Without World War I, what would literature look like today?
As we begin to commemorate the outbreak of World War I in earnest, just how central the “Great” war is to Britain’s conception of its history is ever more obvious. And this is also very true in terms of culture.
The war poets are routinely taught in schools. And the memoirs, novels, paintings, films and pieces of music produced in that period haven’t just produced our cultural memory of the war. They’ve made our culture virtually unimaginable without it. But it isn’t just these direct cultural products that I’m talking about. What might literature have looked like if it hadn’t been shaken by war?
It’s easy to point to the works we would not have had: the biting protests, satires, and traumas in the poetry of Wilfred Owen, Siegfried Sassoon, or Ivor Gurney; the equally disturbing, if more detatched and cynical, memoirs, such as Robert Graves’s Goodbye to All That or Sassoon’s Memoirs of an Infantry Officer.

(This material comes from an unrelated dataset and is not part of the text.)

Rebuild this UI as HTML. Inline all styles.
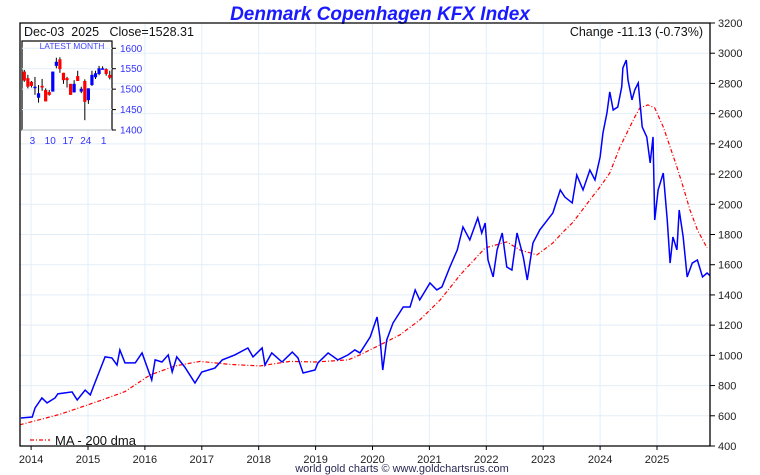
<!DOCTYPE html>
<html><head><meta charset="utf-8"><style>
html,body{margin:0;padding:0;background:#fff;}
svg{display:block;font-family:"Liberation Sans",sans-serif;}
</style></head><body>
<svg id="chart" width="760" height="475" viewBox="0 0 760 475" xmlns="http://www.w3.org/2000/svg">
<text x="380" y="20" text-anchor="middle" font-size="19" font-weight="bold" font-style="italic" fill="#1a1aff">Denmark Copenhagen KFX Index</text>
<g id="grid"></g>
<g id="series"></g>
<g id="axes"></g>
<text x="24" y="36" font-size="12.5" fill="#111" style="white-space:pre">Dec-03  2025   Close=1528.31</text>
<text x="703" y="36" text-anchor="end" font-size="12.5" fill="#111">Change -11.13 (-0.73%)</text>
<g id="legend">
<line x1="30" y1="440" x2="50" y2="440" stroke="#ff0000" stroke-width="1.2" stroke-dasharray="4,2,1,2"/>
<text x="55" y="445" font-size="13" fill="#111">MA - 200 dma</text>
</g>
<g id="inset"></g>
<text x="402" y="472" text-anchor="middle" font-size="11" fill="#2a2a55">world gold charts © www.goldchartsrus.com</text>
</svg>
<script>
// ---- main chart data ----
const priceDates = [2013.82,2014.02,2014.07,2014.19,2014.28,2014.42,2014.47,2014.72,2014.81,2014.95,2015.04,2015.12,2015.21,2015.30,2015.42,2015.51,2015.56,2015.65,2015.83,2015.95,2016.12,2016.18,2016.30,2016.41,2016.48,2016.56,2016.70,2016.88,2017.00,2017.23,2017.36,2017.58,2017.81,2017.90,2018.06,2018.11,2018.23,2018.41,2018.59,2018.69,2018.78,2018.99,2019.04,2019.22,2019.39,2019.57,2019.69,2019.78,2019.96,2020.08,2020.13,2020.18,2020.25,2020.36,2020.54,2020.66,2020.75,2020.83,2021.01,2021.13,2021.22,2021.36,2021.49,2021.59,2021.71,2021.85,2021.92,2021.98,2022.03,2022.12,2022.19,2022.28,2022.36,2022.45,2022.54,2022.65,2022.72,2022.82,2022.94,2023.17,2023.30,2023.38,2023.51,2023.59,2023.70,2023.82,2023.91,2024.00,2024.05,2024.12,2024.17,2024.23,2024.31,2024.38,2024.40,2024.46,2024.49,2024.56,2024.61,2024.67,2024.74,2024.82,2024.88,2024.93,2024.96,2025.02,2025.11,2025.18,2025.23,2025.28,2025.35,2025.39,2025.46,2025.53,2025.62,2025.71,2025.80,2025.88,2025.93];
const priceValues = [585,592,652,718,685,718,745,758,705,770,738,817,903,990,983,936,1036,950,950,1016,837,970,956,1003,890,990,923,817,890,916,970,1003,1049,990,1049,936,1016,956,1022,983,883,903,950,1016,970,1003,1036,1016,1122,1254,1122,903,1102,1214,1320,1320,1433,1367,1479,1433,1453,1585,1698,1850,1764,1910,1810,1876,1631,1519,1698,1810,1585,1565,1810,1651,1499,1744,1830,1943,2095,2048,2009,2194,2095,2227,2161,2313,2472,2604,2744,2624,2644,2777,2902,2955,2823,2691,2757,2803,2512,2446,2274,2446,1896,2095,2207,1896,1611,1784,1698,1962,1784,1519,1611,1631,1519,1545,1528];
const maDates = [2013.80,2014.51,2015.21,2015.65,2016.09,2016.53,2016.97,2017.50,2018.02,2018.55,2018.99,2019.57,2019.78,2020.13,2020.48,2020.83,2021.19,2021.54,2021.98,2022.36,2022.59,2022.89,2023.17,2023.35,2023.51,2023.65,2023.82,2024.00,2024.17,2024.35,2024.47,2024.61,2024.70,2024.84,2024.96,2025.11,2025.23,2025.35,2025.46,2025.58,2025.71,2025.88];
const maValues = [540,610,700,760,870,930,960,940,930,960,956,970,1003,1069,1135,1234,1367,1532,1711,1751,1698,1665,1744,1817,1876,1943,2029,2115,2207,2380,2472,2578,2638,2658,2638,2512,2380,2247,2115,1962,1830,1711];
const yTicks = [400,600,800,1000,1200,1400,1600,1800,2000,2200,2400,2600,2800,3000,3200];
const xTicks = [2014,2015,2016,2017,2018,2019,2020,2021,2022,2023,2024,2025];
// ---- inset (latest month) data ----
const candleDays = [0,1,2,3,4,5,6,7,8,9,10,11,12,13,14,15,16,17,18,19,20,21,22,23,24];
const candleOpen = [1543,1527,1518,1504,1479,1508,1498,1493,1494,1557,1573,1540,1527,1513,1492,1532,1494,1520,1473,1510,1529,1537,1549,1549,1535];
const candleClose = [1521,1506,1508,1506,1490,1504,1470,1486,1543,1567,1549,1522,1522,1486,1513,1520,1501,1469,1502,1535,1539,1551,1551,1537,1528];
const candleHigh = [1547,1535,1520,1530,1510,1525,1502,1498,1543,1577,1578,1540,1530,1513,1522,1545,1506,1524,1502,1545,1545,1557,1556,1551,1545];
const candleLow = [1518,1502,1504,1486,1467,1496,1470,1484,1494,1551,1540,1513,1504,1486,1492,1520,1490,1424,1464,1508,1525,1534,1548,1533,1524];
const insetYTicks = [1400,1450,1500,1550,1600];
const insetXLabels = ["3","10","17","24","1"];
const insetXLabelDays = [2,7,12,17,22];

const NS = "http://www.w3.org/2000/svg";
function mk(tag, attrs, parent){const e=document.createElementNS(NS,tag);for(const k in attrs)e.setAttribute(k,attrs[k]);parent.appendChild(e);return e;}
const L=20,R=710,T=23,B=446;
const x=t=>88+(t-2015)*56.9;
const y=v=>B-(v-400)/2800*(B-T);
const grid=document.getElementById('grid'),axes=document.getElementById('axes'),series=document.getElementById('series');

yTicks.forEach(v=>{
  if(v>400&&v<3200){const g=mk('line',{x1:L,x2:R,y1:y(v),y2:y(v),stroke:'#e3eef8','stroke-width':1},grid);
  
  }
  const tk=mk('line',{x1:R,x2:R+5,y1:y(v),y2:y(v),stroke:'#000'},axes);
  
  
  const tx=mk('text',{x:R+8,y:y(v)+4,'font-size':11,fill:'#222'},axes);tx.textContent=v;
  
  
});
xTicks.forEach(t=>{
  const g=mk('line',{x1:x(t),x2:x(t),y1:T,y2:B,stroke:'#e3eef8'},grid);
  
  
  const tk=mk('line',{x1:x(t),x2:x(t),y1:B,y2:B+4,stroke:'#000'},axes);
  
  
  const tx=mk('text',{x:x(t),y:B+17,'font-size':11,'text-anchor':'middle',fill:'#222'},axes);tx.textContent=t;
  
  
});
const frame=mk('path',{d:`M${L},${T}H${R}V${B}H${L}Z`,fill:'none',stroke:'#000','stroke-width':1.3},axes);



const ma=mk('polyline',{points:maDates.map((t,i)=>x(t)+','+y(maValues[i])).join(' '),fill:'none',stroke:'#ff0000','stroke-width':1.2,'stroke-dasharray':'4,2,1,2'},series);


const pl=mk('polyline',{points:priceDates.map((t,i)=>x(t)+','+y(priceValues[i])).join(' '),fill:'none',stroke:'#0000ff','stroke-width':1.5,'stroke-linejoin':'miter'},series);



// inset
const inset=document.getElementById('inset');
const iL=22,iR=112,iT=41,iB=130;
const iy=v=>48.3+(1600-v)/200*(130-48.3);
const ix=d=>24.3+d*3.56;
const bg=mk('rect',{x:iL,y:iT,width:iR-iL,height:iB-iT,fill:'#fff',stroke:'#000','stroke-width':1.2},inset);


insetYTicks.forEach(v=>{
  const g=mk('line',{x1:iL,x2:iR,y1:iy(v),y2:iy(v),stroke:'#e3eef8'},inset);
  
  
  const tk=mk('line',{x1:iR,x2:iR+4,y1:iy(v),y2:iy(v),stroke:'#000'},inset);
  
  
  const tx=mk('text',{x:iR+8,y:iy(v)+3.5,'font-size':10,fill:'#3333ff'},inset);tx.textContent=v;
  
  
});
insetXLabels.forEach((s,i)=>{
  const tx=mk('text',{x:ix(insetXLabelDays[i])+1,y:144,'font-size':10,'text-anchor':'middle',fill:'#3333ff'},inset);tx.textContent=s;
  
  
});
const it=mk('text',{x:72,y:49,'font-size':8.5,'text-anchor':'middle',fill:'#4444ff'},inset);it.textContent='LATEST MONTH';


candleDays.forEach((d,i)=>{
  const o=candleOpen[i],c=candleClose[i],cx=ix(d);
  const w=mk('line',{x1:cx,x2:cx,y1:iy(candleHigh[i]),y2:iy(candleLow[i]),stroke:'#000','stroke-width':1},inset);
  
  
  const top=iy(Math.max(o,c)),h=Math.max(1.5,Math.abs(iy(o)-iy(c)));
  const r=mk('rect',{x:cx-1.6,y:top,width:3.2,height:h,fill:c>=o?'#0000ff':'#ff0000'},inset);
  
  
});
</script>
</body></html>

But what we can’t say is what might have been written instead – though perhaps the one thing we can be sure of is that we wouldn’t have just had more of the same. If Owen hadn’t been killed in action exactly a week before the Armistice, doubtless he would have continued to write war poetry. But what would a man with his undeniable poetic genius have written without the war as a subject to goad him into brutal realism? How might he, and other talented writers killed in their youth, have developed if they’d had the chance to reach middle or old age? Would they have developed?